Sunday, April 19, 2015


As a teacher, I've always struggled to incorporate journaling into my lesson plans. This may be surprising because I am an English teacher. However, there is only so much time in a lesson or unit, and often I have chosen to prioritize other skills such as reading comprehension, writing essays, creative writing, speech writing, grammar, and vocabulary. However, I was inspired to integrate journaling into the teaching of a new novel that I am teaching called, Purple Hibiscus by Chimamanda Ngozi Adichie. One of the many reasons I introduced this novel (for another post) into the 10th grade curriculum is that the narrative focuses on teenagers, and after reading classical literature, I thought this would be a great way for my students to end the year. The novel lends itself to journal writing as the themes and topics are relevant to them.
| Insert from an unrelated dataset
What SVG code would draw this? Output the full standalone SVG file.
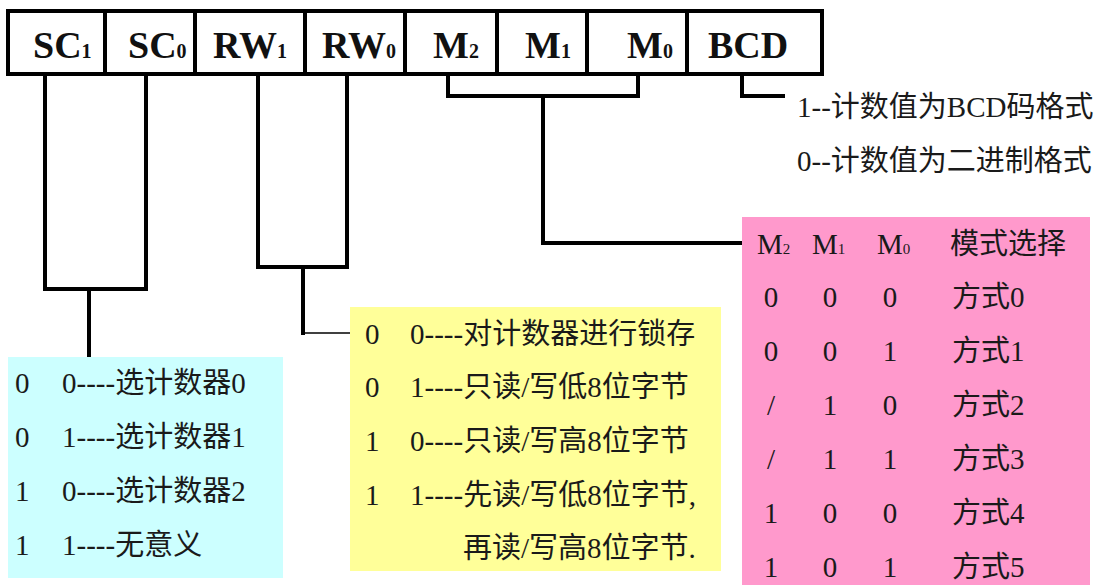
<svg xmlns="http://www.w3.org/2000/svg" width="1111" height="585" viewBox="0 0 1111 585">
<style>
.hdr{font-family:"Liberation Serif","Times New Roman",serif;font-weight:bold;font-size:38px;fill:#111}
.sub{font-size:20px}
.t{font-family:"Liberation Serif","Noto Sans CJK SC",serif;font-size:29px;fill:#1a1a1a}
.mid{text-anchor:middle}
.thick{fill:none;stroke:#000;stroke-width:4;stroke-linejoin:miter;stroke-linecap:square}
.thin{fill:none;stroke:#000;stroke-width:1.5}
.psub{font-size:15px}
</style>
<rect width="1111" height="585" fill="#fff"/>

<g id="register">
<rect x="8" y="11" width="814" height="63" fill="#fff" stroke="#000" stroke-width="4"/>
<path d="M105 11V74M195 11V74M305 11V74M405 11V74M497 11V74M587 11V74M687 11V74" stroke="#000" stroke-width="4"/>
<text class="hdr" x="33" y="58">SC<tspan class="sub">1</tspan></text>
<text class="hdr" x="128" y="58">SC<tspan class="sub">0</tspan></text>
<text class="hdr" x="213" y="58">RW<tspan class="sub">1</tspan></text>
<text class="hdr" x="322" y="58">RW<tspan class="sub">0</tspan></text>
<text class="hdr" x="433" y="58">M<tspan class="sub">2</tspan></text>
<text class="hdr" x="525" y="58">M<tspan class="sub">1</tspan></text>
<text class="hdr" x="627" y="58">M<tspan class="sub">0</tspan></text>
<text class="hdr" x="708" y="58">BCD</text>
</g>

<g id="connectors">
<path class="thick" d="M45 74V289H146V74"/>
<path class="thick" d="M89 289V357"/>
<path class="thick" d="M258 74V267H347V74"/>
<path class="thick" d="M303 267V333"/>
<path class="thin" d="M303 333H350"/>
<path class="thick" d="M448 74V96H638V74"/>
<path class="thick" d="M543 96V243H742"/>
<path class="thick" d="M742 74V96H783"/>
</g>

<g id="bcd-note">
<text class="t" x="797" y="117">1--计数值为BCD码格式</text>
<text class="t" x="797" y="171">0--计数值为二进制格式</text>
</g>

<g id="sc-table">
<rect x="8" y="357" width="275" height="221" fill="#ccffff"/>
<text class="t" x="15" y="393">0</text><text class="t" x="62" y="393">0----选计数器0</text>
<text class="t" x="15" y="447">0</text><text class="t" x="62" y="447">1----选计数器1</text>
<text class="t" x="15" y="501">1</text><text class="t" x="62" y="501">0----选计数器2</text>
<text class="t" x="15" y="555">1</text><text class="t" x="62" y="555">1----无意义</text>
</g>

<g id="rw-table">
<rect x="350" y="307" width="371" height="264" fill="#ffff99"/>
<text class="t" x="365" y="344">0</text><text class="t" x="410" y="344">0----对计数器进行锁存</text>
<text class="t" x="365" y="397">0</text><text class="t" x="410" y="397">1----只读/写低8位字节</text>
<text class="t" x="365" y="451">1</text><text class="t" x="410" y="451">0----只读/写高8位字节</text>
<text class="t" x="365" y="505">1</text><text class="t" x="410" y="505">1----先读/写低8位字节,</text>
<text class="t" x="463" y="558">再读/写高8位字节.</text>
</g>

<g id="mode-table">
<rect x="742" y="217" width="348" height="368" fill="#ff99cc"/>
<text class="t" x="757" y="254" font-size="26">M<tspan class="psub">2</tspan></text>
<text class="t" x="812" y="254" font-size="26">M<tspan class="psub">1</tspan></text>
<text class="t" x="877" y="254" font-size="26">M<tspan class="psub">0</tspan></text>
<text class="t" x="950" y="254">模式选择</text>
<g class="t mid">
<text x="771" y="307">0</text><text x="830" y="307">0</text><text x="890" y="307">0</text>
<text x="771" y="361">0</text><text x="830" y="361">0</text><text x="890" y="361">1</text>
<text x="771" y="415">/</text><text x="830" y="415">1</text><text x="890" y="415">0</text>
<text x="771" y="469">/</text><text x="830" y="469">1</text><text x="890" y="469">1</text>
<text x="771" y="523">1</text><text x="830" y="523">0</text><text x="890" y="523">0</text>
<text x="771" y="577">1</text><text x="830" y="577">0</text><text x="890" y="577">1</text>
</g>
<text class="t" x="952" y="307">方式0</text>
<text class="t" x="952" y="361">方式1</text>
<text class="t" x="952" y="415">方式2</text>
<text class="t" x="952" y="469">方式3</text>
<text class="t" x="952" y="523">方式4</text>
<text class="t" x="952" y="577">方式5</text>
</g>
</svg>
Another reason is that although I do believe mastering the art of formal writing is critical to a students' success, so is the ability to express their opinions and ideas articulately in an informal setting. Also, formal writing is formulaic, or at least the way that I teach it so that they can achieve mastery. Journaling allows students to draw from their own experiences to articulate their ideas however they see fit.

In addition, just like I have written about developing reading endurance, the same is true for writing. Writing for ten minutes every class will help them to become more expressive without fear of their classmates' judgments during discussion.

Lastly, it helps me connect to my students in a non-judgmental and egalitarian way. Although, ideally I hope that I am a teacher who helps teens to be masters of their own education, oftentimes I find myself in the role of critic and disciplinarian. Journaling allows me to have an authentic interaction with my students which, I hope, will enhance our relationships. These enhancements, I hope, will lead to their continued investment in the material through the end of the year and in the future.

So why have I not always had students journal? To be honest, it is a huge time commitment both in class and out of class.  However, Google Docs makes it much easier than dealing with 50 paper journals. Also, our school uses a program called Google Dashboard that allows you to view multiple student folders and documents at once. I can even see if students are actually typing or off task. This feature brings me 1984esque discomfort, so I try to only use it if a student seems really unfocused

One last thought. The questions that you pose to students for journaling have to be both excellent and diverse. You cannot come up with questions at the last minute or your students' answers will reflect your lack of thoughtfulness.  Amazingly, the converse is true as well!

Here are the journal questions from our last assignment:

Chimamanda Ngozi Adichie author study

  1. Do you feel like “your story” is honored by your teachers and your peers? Why or why not?
  2. What stereotypes do you find people have about your background?
  3. Respond: “It’s not that stereotypes are untrue. It’s that they are incomplete.”
  4. Respond: “Start the story with the arrows of the Native Americans, and not with the arrival of the British, and you have an entirely different story. Start the story with the failure of the African state, and not with the colonial creation of the African state, and you have an entirely different story.”
  5. Respond: The consequence of the single story is this: It robs people of dignity. It makes our recognition of our equal humanity difficult. It emphasizes how we are different rather than how we are similar."
  6. What is your impression of the author based on the Ted Talk?